» **Task brief**: Leave out the pictures and transcribe everything else exactly.

----- Available data -----

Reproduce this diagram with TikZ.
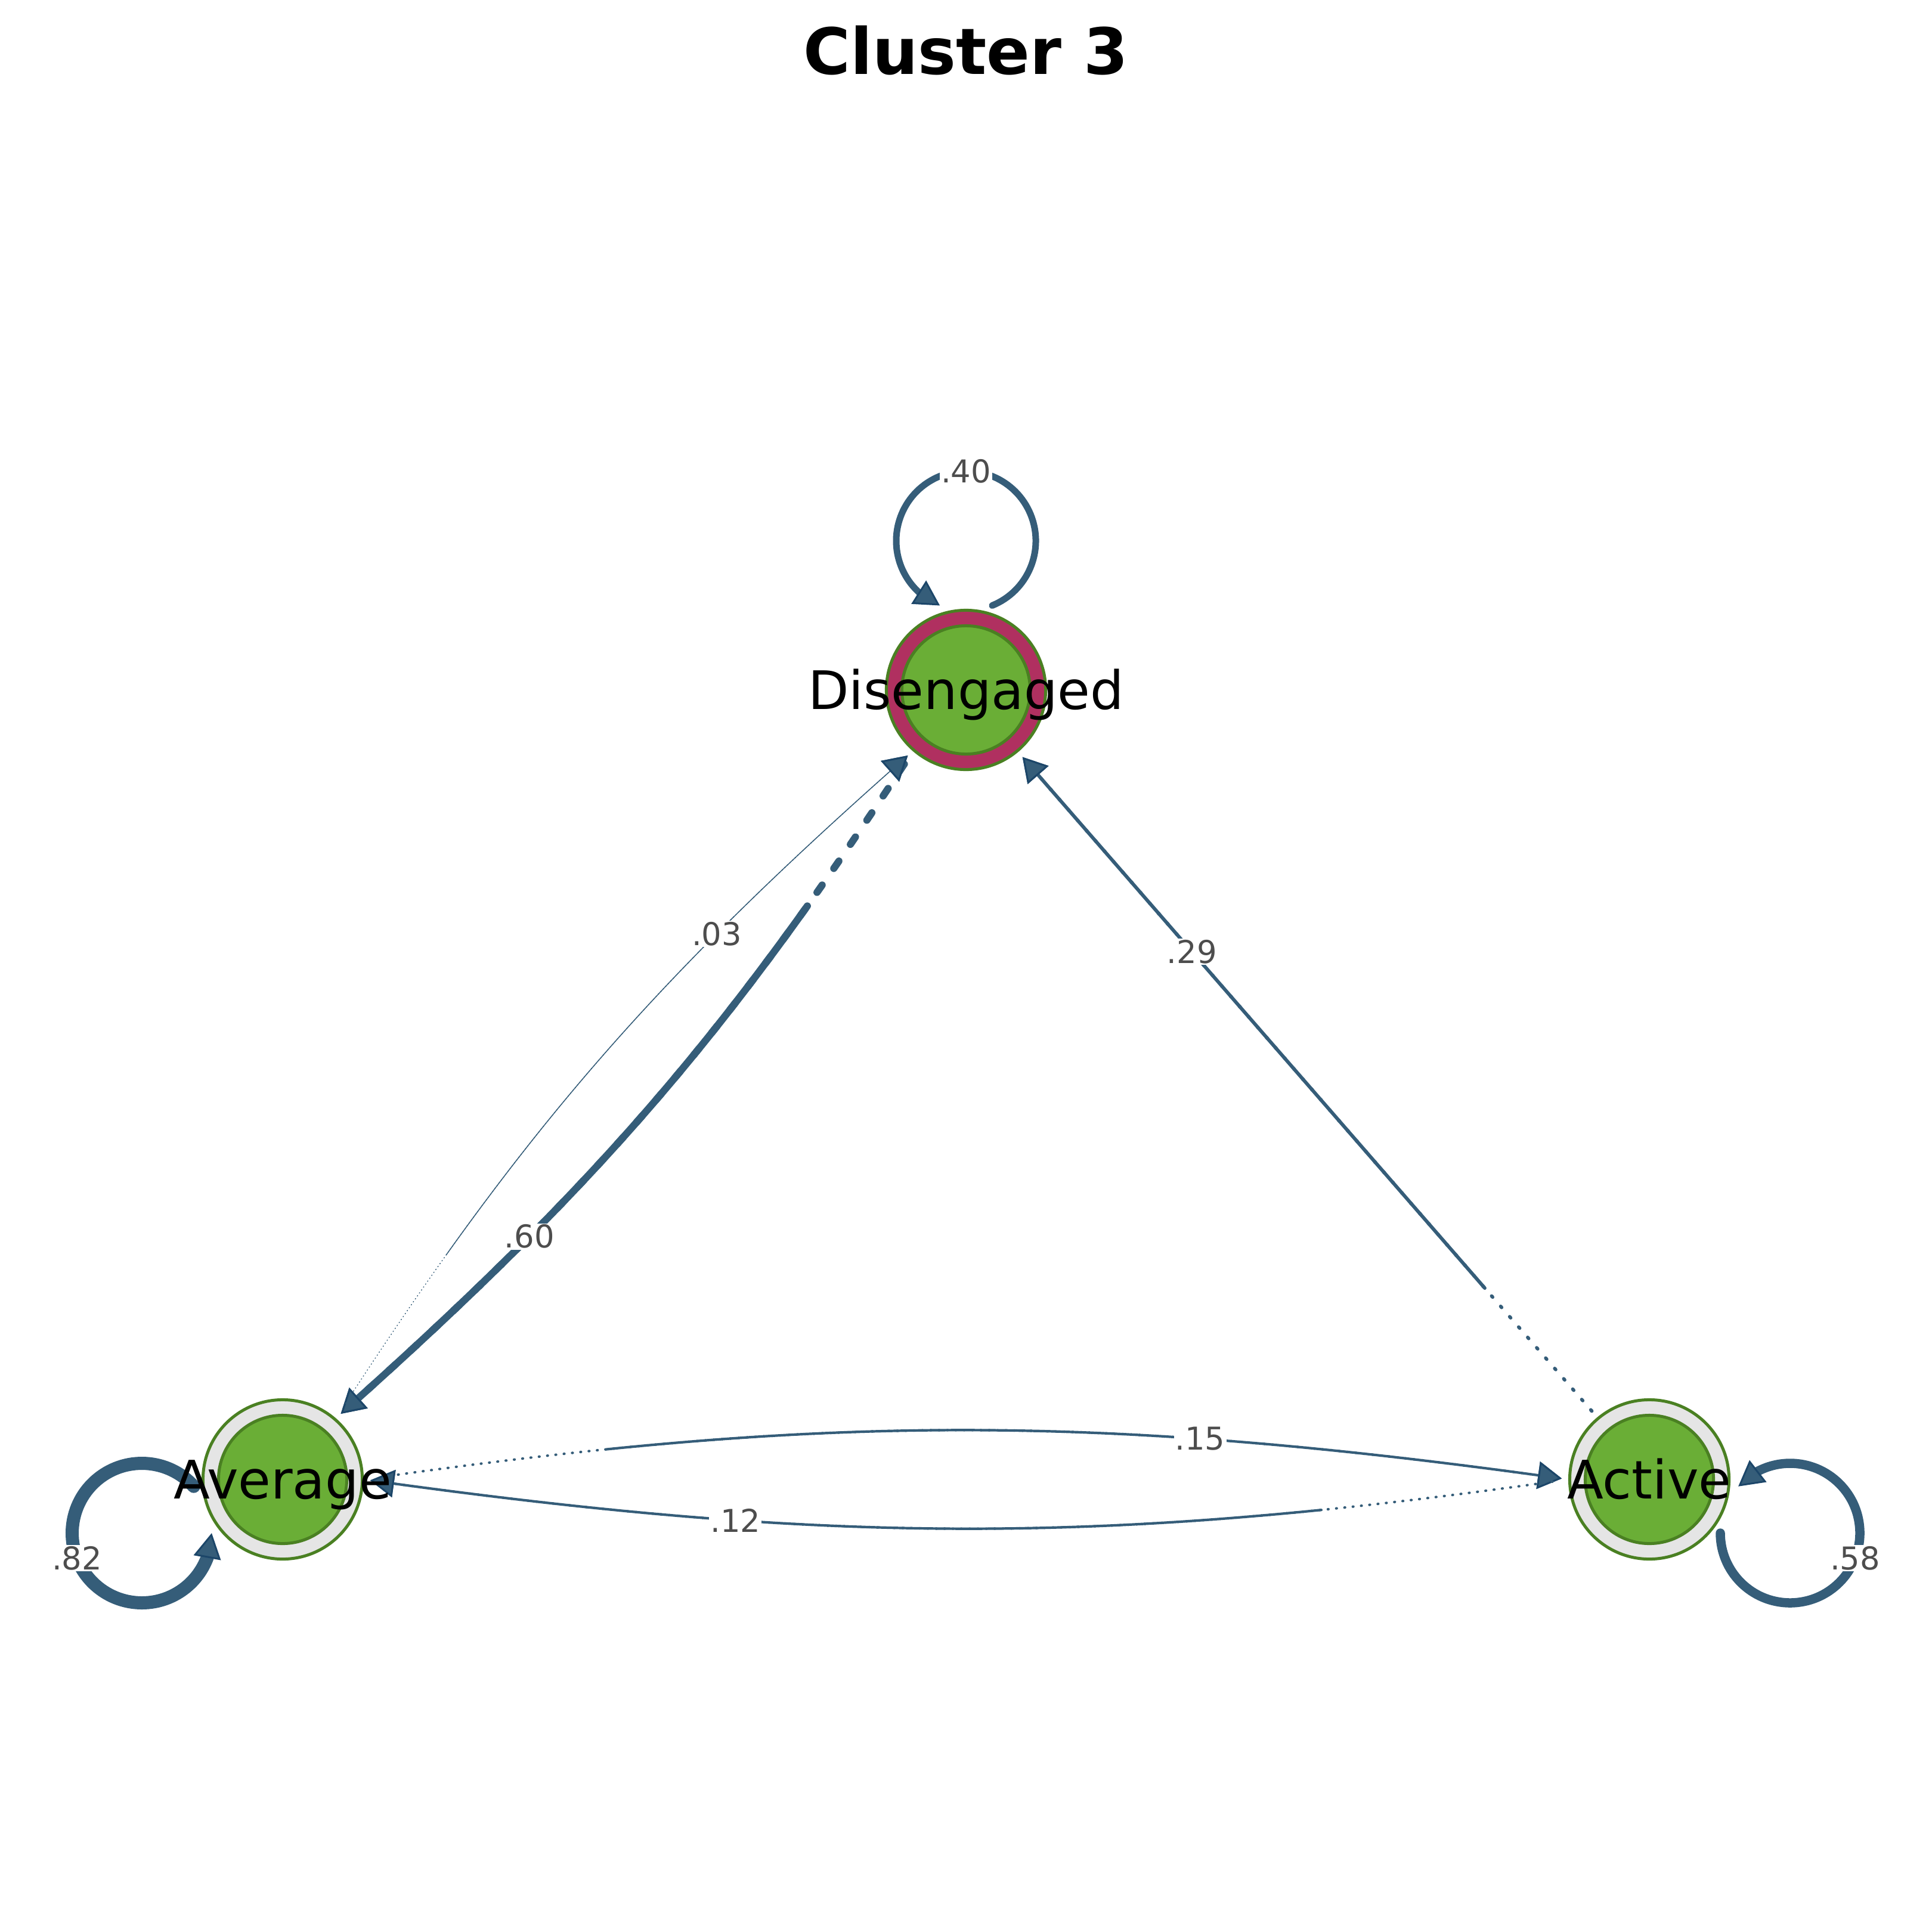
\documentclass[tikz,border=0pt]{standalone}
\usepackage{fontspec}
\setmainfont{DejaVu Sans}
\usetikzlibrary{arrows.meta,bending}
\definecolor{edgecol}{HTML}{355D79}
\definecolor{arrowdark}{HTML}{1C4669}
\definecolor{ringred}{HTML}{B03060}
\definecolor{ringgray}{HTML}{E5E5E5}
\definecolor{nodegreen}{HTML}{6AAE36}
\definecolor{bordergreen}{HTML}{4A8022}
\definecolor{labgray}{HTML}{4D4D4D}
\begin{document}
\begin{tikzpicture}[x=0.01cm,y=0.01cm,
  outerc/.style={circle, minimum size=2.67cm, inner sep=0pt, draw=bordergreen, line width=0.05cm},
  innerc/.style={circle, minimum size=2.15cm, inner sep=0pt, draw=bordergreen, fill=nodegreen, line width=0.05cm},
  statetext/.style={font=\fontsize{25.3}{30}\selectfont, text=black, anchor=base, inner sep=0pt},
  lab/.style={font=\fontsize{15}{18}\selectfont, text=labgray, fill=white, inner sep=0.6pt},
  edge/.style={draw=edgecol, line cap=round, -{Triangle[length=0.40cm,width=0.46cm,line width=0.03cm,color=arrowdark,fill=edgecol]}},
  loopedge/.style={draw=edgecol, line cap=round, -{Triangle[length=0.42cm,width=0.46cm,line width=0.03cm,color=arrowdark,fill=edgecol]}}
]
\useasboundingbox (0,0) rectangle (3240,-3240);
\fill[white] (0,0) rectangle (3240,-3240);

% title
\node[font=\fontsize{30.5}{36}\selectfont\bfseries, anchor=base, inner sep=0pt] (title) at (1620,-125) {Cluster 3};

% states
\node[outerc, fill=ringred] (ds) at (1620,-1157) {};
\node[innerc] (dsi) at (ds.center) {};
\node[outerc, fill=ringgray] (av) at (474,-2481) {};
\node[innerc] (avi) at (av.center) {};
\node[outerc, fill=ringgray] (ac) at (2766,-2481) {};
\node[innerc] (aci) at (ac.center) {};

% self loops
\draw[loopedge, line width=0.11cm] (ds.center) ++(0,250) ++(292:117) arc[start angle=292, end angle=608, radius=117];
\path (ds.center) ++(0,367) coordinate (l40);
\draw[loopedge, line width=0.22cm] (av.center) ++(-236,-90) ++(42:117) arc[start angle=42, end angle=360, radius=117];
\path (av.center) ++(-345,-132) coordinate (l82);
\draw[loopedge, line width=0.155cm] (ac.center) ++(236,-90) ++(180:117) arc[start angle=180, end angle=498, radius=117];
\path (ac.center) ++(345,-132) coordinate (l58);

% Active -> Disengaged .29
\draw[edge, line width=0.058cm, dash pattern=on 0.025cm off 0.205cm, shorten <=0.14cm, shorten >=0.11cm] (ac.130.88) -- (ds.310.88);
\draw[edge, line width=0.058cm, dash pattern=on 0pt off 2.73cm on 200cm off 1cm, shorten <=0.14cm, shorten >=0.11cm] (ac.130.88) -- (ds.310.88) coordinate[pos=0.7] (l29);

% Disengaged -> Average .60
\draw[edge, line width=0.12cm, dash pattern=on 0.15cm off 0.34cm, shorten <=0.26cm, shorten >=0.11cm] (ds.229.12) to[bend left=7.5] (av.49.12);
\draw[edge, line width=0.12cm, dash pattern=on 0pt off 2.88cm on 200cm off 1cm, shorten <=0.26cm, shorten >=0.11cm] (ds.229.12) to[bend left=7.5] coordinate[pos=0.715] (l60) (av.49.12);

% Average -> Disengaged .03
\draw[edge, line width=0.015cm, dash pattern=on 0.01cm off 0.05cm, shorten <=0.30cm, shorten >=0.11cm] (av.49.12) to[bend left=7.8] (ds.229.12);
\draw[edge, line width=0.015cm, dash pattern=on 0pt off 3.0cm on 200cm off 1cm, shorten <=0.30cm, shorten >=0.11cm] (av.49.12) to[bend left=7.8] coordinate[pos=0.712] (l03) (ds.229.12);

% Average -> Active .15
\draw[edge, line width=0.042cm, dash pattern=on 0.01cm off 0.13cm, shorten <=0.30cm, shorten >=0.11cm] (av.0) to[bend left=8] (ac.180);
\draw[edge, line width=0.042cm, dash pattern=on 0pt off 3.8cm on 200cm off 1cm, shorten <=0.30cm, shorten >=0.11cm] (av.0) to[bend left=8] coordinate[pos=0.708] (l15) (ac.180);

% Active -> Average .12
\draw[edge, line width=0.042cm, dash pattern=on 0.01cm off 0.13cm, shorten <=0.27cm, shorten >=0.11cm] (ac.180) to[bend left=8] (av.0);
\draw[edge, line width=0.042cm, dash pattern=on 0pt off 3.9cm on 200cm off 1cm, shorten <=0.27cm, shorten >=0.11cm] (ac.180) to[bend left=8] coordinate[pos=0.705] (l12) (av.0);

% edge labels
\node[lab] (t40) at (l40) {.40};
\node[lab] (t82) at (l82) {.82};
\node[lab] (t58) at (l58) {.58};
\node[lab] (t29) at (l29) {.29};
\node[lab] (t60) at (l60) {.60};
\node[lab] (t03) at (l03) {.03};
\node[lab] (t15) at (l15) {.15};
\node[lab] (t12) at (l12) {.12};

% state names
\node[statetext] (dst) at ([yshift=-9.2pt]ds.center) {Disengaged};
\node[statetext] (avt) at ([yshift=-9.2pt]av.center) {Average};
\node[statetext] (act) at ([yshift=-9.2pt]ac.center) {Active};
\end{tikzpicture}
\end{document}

-----

» **The result**:
Reproduce this diagram with TikZ.
\documentclass[tikz,border=0pt]{standalone}
\usepackage{fontspec}
\setmainfont{DejaVu Sans}
\usetikzlibrary{arrows.meta,bending}
\definecolor{edgecol}{HTML}{355D79}
\definecolor{arrowdark}{HTML}{1C4669}
\definecolor{ringred}{HTML}{B03060}
\definecolor{ringgray}{HTML}{E5E5E5}
\definecolor{nodegreen}{HTML}{6AAE36}
\definecolor{bordergreen}{HTML}{4A8022}
\definecolor{labgray}{HTML}{4D4D4D}
\begin{document}
\begin{tikzpicture}[x=0.01cm,y=0.01cm,
  outerc/.style={circle, minimum size=2.67cm, inner sep=0pt, draw=bordergreen, line width=0.05cm},
  innerc/.style={circle, minimum size=2.15cm, inner sep=0pt, draw=bordergreen, fill=nodegreen, line width=0.05cm},
  statetext/.style={font=\fontsize{25.3}{30}\selectfont, text=black, anchor=base, inner sep=0pt},
  lab/.style={font=\fontsize{15}{18}\selectfont, text=labgray, fill=white, inner sep=0.6pt},
  edge/.style={draw=edgecol, line cap=round, -{Triangle[length=0.40cm,width=0.46cm,line width=0.03cm,color=arrowdark,fill=edgecol]}},
  loopedge/.style={draw=edgecol, line cap=round, -{Triangle[length=0.42cm,width=0.46cm,line width=0.03cm,color=arrowdark,fill=edgecol]}}
]
\useasboundingbox (0,0) rectangle (3240,-3240);
\fill[white] (0,0) rectangle (3240,-3240);

% title
\node[font=\fontsize{30.5}{36}\selectfont\bfseries, anchor=base, inner sep=0pt] (title) at (1620,-125) {Cluster 3};

% states
\node[outerc, fill=ringred] (ds) at (1620,-1157) {};
\node[innerc] (dsi) at (ds.center) {};
\node[outerc, fill=ringgray] (av) at (474,-2481) {};
\node[innerc] (avi) at (av.center) {};
\node[outerc, fill=ringgray] (ac) at (2766,-2481) {};
\node[innerc] (aci) at (ac.center) {};

% self loops
\draw[loopedge, line width=0.11cm] (ds.center) ++(0,250) ++(292:117) arc[start angle=292, end angle=608, radius=117];
\path (ds.center) ++(0,367) coordinate (l40);
\draw[loopedge, line width=0.22cm] (av.center) ++(-236,-90) ++(42:117) arc[start angle=42, end angle=360, radius=117];
\path (av.center) ++(-345,-132) coordinate (l82);
\draw[loopedge, line width=0.155cm] (ac.center) ++(236,-90) ++(180:117) arc[start angle=180, end angle=498, radius=117];
\path (ac.center) ++(345,-132) coordinate (l58);

% Active -> Disengaged .29
\draw[edge, line width=0.058cm, dash pattern=on 0.025cm off 0.205cm, shorten <=0.14cm, shorten >=0.11cm] (ac.130.88) -- (ds.310.88);
\draw[edge, line width=0.058cm, dash pattern=on 0pt off 2.73cm on 200cm off 1cm, shorten <=0.14cm, shorten >=0.11cm] (ac.130.88) -- (ds.310.88) coordinate[pos=0.7] (l29);

% Disengaged -> Average .60
\draw[edge, line width=0.12cm, dash pattern=on 0.15cm off 0.34cm, shorten <=0.26cm, shorten >=0.11cm] (ds.229.12) to[bend left=7.5] (av.49.12);
\draw[edge, line width=0.12cm, dash pattern=on 0pt off 2.88cm on 200cm off 1cm, shorten <=0.26cm, shorten >=0.11cm] (ds.229.12) to[bend left=7.5] coordinate[pos=0.715] (l60) (av.49.12);

% Average -> Disengaged .03
\draw[edge, line width=0.015cm, dash pattern=on 0.01cm off 0.05cm, shorten <=0.30cm, shorten >=0.11cm] (av.49.12) to[bend left=7.8] (ds.229.12);
\draw[edge, line width=0.015cm, dash pattern=on 0pt off 3.0cm on 200cm off 1cm, shorten <=0.30cm, shorten >=0.11cm] (av.49.12) to[bend left=7.8] coordinate[pos=0.712] (l03) (ds.229.12);

% Average -> Active .15
\draw[edge, line width=0.042cm, dash pattern=on 0.01cm off 0.13cm, shorten <=0.30cm, shorten >=0.11cm] (av.0) to[bend left=8] (ac.180);
\draw[edge, line width=0.042cm, dash pattern=on 0pt off 3.8cm on 200cm off 1cm, shorten <=0.30cm, shorten >=0.11cm] (av.0) to[bend left=8] coordinate[pos=0.708] (l15) (ac.180);

% Active -> Average .12
\draw[edge, line width=0.042cm, dash pattern=on 0.01cm off 0.13cm, shorten <=0.27cm, shorten >=0.11cm] (ac.180) to[bend left=8] (av.0);
\draw[edge, line width=0.042cm, dash pattern=on 0pt off 3.9cm on 200cm off 1cm, shorten <=0.27cm, shorten >=0.11cm] (ac.180) to[bend left=8] coordinate[pos=0.705] (l12) (av.0);

% edge labels
\node[lab] (t40) at (l40) {.40};
\node[lab] (t82) at (l82) {.82};
\node[lab] (t58) at (l58) {.58};
\node[lab] (t29) at (l29) {.29};
\node[lab] (t60) at (l60) {.60};
\node[lab] (t03) at (l03) {.03};
\node[lab] (t15) at (l15) {.15};
\node[lab] (t12) at (l12) {.12};

% state names
\node[statetext] (dst) at ([yshift=-9.2pt]ds.center) {Disengaged};
\node[statetext] (avt) at ([yshift=-9.2pt]av.center) {Average};
\node[statetext] (act) at ([yshift=-9.2pt]ac.center) {Active};
\end{tikzpicture}
\end{document}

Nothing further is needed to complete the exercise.